É esse o caso do ex-secretário da Receita Federal Osíris Lopes Filho. "É sempre temeroso conceder poder sem controle", diz ele.
Para Lopes Filho, porém, a proposta é um avanço, e a saída para afastar o risco de abusos não é impor à Receita a dependência do Judiciário. "É preciso esclarecer os elementos que são necessários para o pedido. Além disso, defendo que o contribuinte seja comunicado quando as informações forem solicitadas ao banco. Dessa forma, poderá se manifestar", diz.

Inconstitucionalidade
O principal argumento dos que questionam a constitucionalidade da proposta está respaldado nos incisos 10 e 12 do artigo 5º da Constituição. Eles prevêem, entre outras, a inviolabilidade do sigilo de dados e da intimidade.
"Os direitos fundamentais podem ser relativizados por lei. Mas, se são importantes para terem sido previstos como fundamentais, é necessário o equivalente cuidado para afastar o que é de direito", diz a professora Odete Medauar.
A opinião é a mesma de Ceneviva e de Barros. "Não se pode abrir brechas no sistema de direito, mesmo que o fim seja justo, sob pena de a brecha virar rombo e atingir a todos", diz Barros.
Osíris Lopes Filho não vê a inconstitucionalidade apontada. Para ele, o parágrafo 1º do artigo 145 da Constituição é claro: permite ao órgão de administração tributária conferir o patrimônio e os rendimentos dos contribuintes, "respeitando os direitos individuais e nos termos da lei".

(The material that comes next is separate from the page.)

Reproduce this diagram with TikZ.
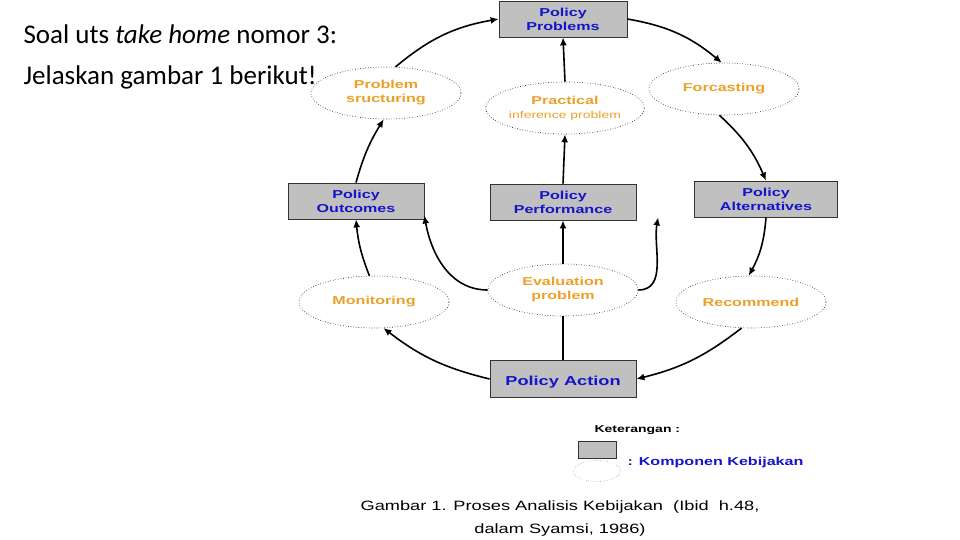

"Querem transformar o juiz em agente administrativo. A própria Constituição já prevê a existência de uma lei que possa reger isso. E não se está vulnerando nenhum direito fundamental. Se fosse assim, o Imposto de Renda seria a maior invasão de privacidade."
Ceneviva rebate: "Ele (o parágrafo 1º), ao falar de direito individual, contém a restrição".